• [Problem details] Verbatim output of all the material below is required.

• [Charts and diagrams as code]
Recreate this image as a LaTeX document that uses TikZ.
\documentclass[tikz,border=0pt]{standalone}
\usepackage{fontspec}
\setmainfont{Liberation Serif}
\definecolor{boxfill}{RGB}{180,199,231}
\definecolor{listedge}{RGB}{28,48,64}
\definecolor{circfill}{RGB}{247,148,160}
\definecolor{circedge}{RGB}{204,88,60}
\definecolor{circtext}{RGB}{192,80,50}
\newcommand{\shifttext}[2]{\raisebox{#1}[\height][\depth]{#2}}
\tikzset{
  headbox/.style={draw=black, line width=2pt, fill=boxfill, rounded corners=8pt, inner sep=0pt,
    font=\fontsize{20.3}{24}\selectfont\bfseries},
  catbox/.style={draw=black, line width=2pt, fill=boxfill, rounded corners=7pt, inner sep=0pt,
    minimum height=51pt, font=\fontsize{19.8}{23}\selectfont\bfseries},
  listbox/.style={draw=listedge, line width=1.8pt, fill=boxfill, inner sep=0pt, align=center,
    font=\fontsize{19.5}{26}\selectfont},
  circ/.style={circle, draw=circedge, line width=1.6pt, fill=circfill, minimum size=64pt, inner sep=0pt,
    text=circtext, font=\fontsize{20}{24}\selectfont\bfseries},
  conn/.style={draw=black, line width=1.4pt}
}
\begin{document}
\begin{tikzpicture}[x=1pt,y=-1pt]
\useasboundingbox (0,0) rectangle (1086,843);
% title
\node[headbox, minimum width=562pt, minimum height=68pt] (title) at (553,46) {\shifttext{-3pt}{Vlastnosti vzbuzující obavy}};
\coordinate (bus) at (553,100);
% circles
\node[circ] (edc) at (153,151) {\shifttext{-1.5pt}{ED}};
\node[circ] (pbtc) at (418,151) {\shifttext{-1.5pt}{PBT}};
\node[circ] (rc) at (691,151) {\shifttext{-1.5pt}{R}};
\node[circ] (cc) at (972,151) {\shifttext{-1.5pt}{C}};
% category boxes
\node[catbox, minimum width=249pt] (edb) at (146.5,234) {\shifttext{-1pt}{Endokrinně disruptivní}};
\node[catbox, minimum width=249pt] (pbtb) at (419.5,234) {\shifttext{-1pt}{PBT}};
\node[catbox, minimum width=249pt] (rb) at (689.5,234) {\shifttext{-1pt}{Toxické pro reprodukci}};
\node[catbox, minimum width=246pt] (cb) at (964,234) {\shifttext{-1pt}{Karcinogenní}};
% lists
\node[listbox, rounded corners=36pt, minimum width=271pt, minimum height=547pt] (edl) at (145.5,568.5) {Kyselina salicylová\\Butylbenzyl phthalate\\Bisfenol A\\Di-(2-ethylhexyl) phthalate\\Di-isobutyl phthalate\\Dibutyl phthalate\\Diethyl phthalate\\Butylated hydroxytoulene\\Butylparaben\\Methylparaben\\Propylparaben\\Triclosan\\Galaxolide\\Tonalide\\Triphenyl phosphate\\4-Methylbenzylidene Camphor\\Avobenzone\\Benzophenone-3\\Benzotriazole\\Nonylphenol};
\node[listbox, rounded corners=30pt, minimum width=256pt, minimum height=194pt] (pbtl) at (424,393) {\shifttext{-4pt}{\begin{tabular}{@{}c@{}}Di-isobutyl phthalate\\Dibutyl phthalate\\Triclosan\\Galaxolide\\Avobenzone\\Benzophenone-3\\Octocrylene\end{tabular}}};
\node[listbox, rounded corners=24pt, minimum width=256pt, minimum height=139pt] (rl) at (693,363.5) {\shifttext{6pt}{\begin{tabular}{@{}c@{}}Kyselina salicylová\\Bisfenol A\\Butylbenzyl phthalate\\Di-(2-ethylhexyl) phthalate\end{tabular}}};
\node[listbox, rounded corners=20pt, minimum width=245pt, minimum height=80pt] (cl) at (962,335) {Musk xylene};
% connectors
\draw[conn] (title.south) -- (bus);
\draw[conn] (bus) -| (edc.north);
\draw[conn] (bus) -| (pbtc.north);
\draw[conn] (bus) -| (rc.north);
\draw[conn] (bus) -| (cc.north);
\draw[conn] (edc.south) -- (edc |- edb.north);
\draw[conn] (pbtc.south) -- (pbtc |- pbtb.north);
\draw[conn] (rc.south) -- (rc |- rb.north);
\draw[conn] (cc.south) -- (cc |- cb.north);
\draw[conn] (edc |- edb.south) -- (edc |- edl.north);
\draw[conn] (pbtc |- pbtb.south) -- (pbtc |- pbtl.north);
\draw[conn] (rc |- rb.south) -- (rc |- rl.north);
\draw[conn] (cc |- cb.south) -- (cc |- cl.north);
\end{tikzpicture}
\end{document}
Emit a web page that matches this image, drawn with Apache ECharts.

• [Answer below]
Recreate this image as a LaTeX document that uses TikZ.
\documentclass[tikz,border=0pt]{standalone}
\usepackage{fontspec}
\setmainfont{Liberation Serif}
\definecolor{boxfill}{RGB}{180,199,231}
\definecolor{listedge}{RGB}{28,48,64}
\definecolor{circfill}{RGB}{247,148,160}
\definecolor{circedge}{RGB}{204,88,60}
\definecolor{circtext}{RGB}{192,80,50}
\newcommand{\shifttext}[2]{\raisebox{#1}[\height][\depth]{#2}}
\tikzset{
  headbox/.style={draw=black, line width=2pt, fill=boxfill, rounded corners=8pt, inner sep=0pt,
    font=\fontsize{20.3}{24}\selectfont\bfseries},
  catbox/.style={draw=black, line width=2pt, fill=boxfill, rounded corners=7pt, inner sep=0pt,
    minimum height=51pt, font=\fontsize{19.8}{23}\selectfont\bfseries},
  listbox/.style={draw=listedge, line width=1.8pt, fill=boxfill, inner sep=0pt, align=center,
    font=\fontsize{19.5}{26}\selectfont},
  circ/.style={circle, draw=circedge, line width=1.6pt, fill=circfill, minimum size=64pt, inner sep=0pt,
    text=circtext, font=\fontsize{20}{24}\selectfont\bfseries},
  conn/.style={draw=black, line width=1.4pt}
}
\begin{document}
\begin{tikzpicture}[x=1pt,y=-1pt]
\useasboundingbox (0,0) rectangle (1086,843);
% title
\node[headbox, minimum width=562pt, minimum height=68pt] (title) at (553,46) {\shifttext{-3pt}{Vlastnosti vzbuzující obavy}};
\coordinate (bus) at (553,100);
% circles
\node[circ] (edc) at (153,151) {\shifttext{-1.5pt}{ED}};
\node[circ] (pbtc) at (418,151) {\shifttext{-1.5pt}{PBT}};
\node[circ] (rc) at (691,151) {\shifttext{-1.5pt}{R}};
\node[circ] (cc) at (972,151) {\shifttext{-1.5pt}{C}};
% category boxes
\node[catbox, minimum width=249pt] (edb) at (146.5,234) {\shifttext{-1pt}{Endokrinně disruptivní}};
\node[catbox, minimum width=249pt] (pbtb) at (419.5,234) {\shifttext{-1pt}{PBT}};
\node[catbox, minimum width=249pt] (rb) at (689.5,234) {\shifttext{-1pt}{Toxické pro reprodukci}};
\node[catbox, minimum width=246pt] (cb) at (964,234) {\shifttext{-1pt}{Karcinogenní}};
% lists
\node[listbox, rounded corners=36pt, minimum width=271pt, minimum height=547pt] (edl) at (145.5,568.5) {Kyselina salicylová\\Butylbenzyl phthalate\\Bisfenol A\\Di-(2-ethylhexyl) phthalate\\Di-isobutyl phthalate\\Dibutyl phthalate\\Diethyl phthalate\\Butylated hydroxytoulene\\Butylparaben\\Methylparaben\\Propylparaben\\Triclosan\\Galaxolide\\Tonalide\\Triphenyl phosphate\\4-Methylbenzylidene Camphor\\Avobenzone\\Benzophenone-3\\Benzotriazole\\Nonylphenol};
\node[listbox, rounded corners=30pt, minimum width=256pt, minimum height=194pt] (pbtl) at (424,393) {\shifttext{-4pt}{\begin{tabular}{@{}c@{}}Di-isobutyl phthalate\\Dibutyl phthalate\\Triclosan\\Galaxolide\\Avobenzone\\Benzophenone-3\\Octocrylene\end{tabular}}};
\node[listbox, rounded corners=24pt, minimum width=256pt, minimum height=139pt] (rl) at (693,363.5) {\shifttext{6pt}{\begin{tabular}{@{}c@{}}Kyselina salicylová\\Bisfenol A\\Butylbenzyl phthalate\\Di-(2-ethylhexyl) phthalate\end{tabular}}};
\node[listbox, rounded corners=20pt, minimum width=245pt, minimum height=80pt] (cl) at (962,335) {Musk xylene};
% connectors
\draw[conn] (title.south) -- (bus);
\draw[conn] (bus) -| (edc.north);
\draw[conn] (bus) -| (pbtc.north);
\draw[conn] (bus) -| (rc.north);
\draw[conn] (bus) -| (cc.north);
\draw[conn] (edc.south) -- (edc |- edb.north);
\draw[conn] (pbtc.south) -- (pbtc |- pbtb.north);
\draw[conn] (rc.south) -- (rc |- rb.north);
\draw[conn] (cc.south) -- (cc |- cb.north);
\draw[conn] (edc |- edb.south) -- (edc |- edl.north);
\draw[conn] (pbtc |- pbtb.south) -- (pbtc |- pbtl.north);
\draw[conn] (rc |- rb.south) -- (rc |- rl.north);
\draw[conn] (cc |- cb.south) -- (cc |- cl.north);
\end{tikzpicture}
\end{document}
Emit a web page that matches this image, drawn with Apache ECharts.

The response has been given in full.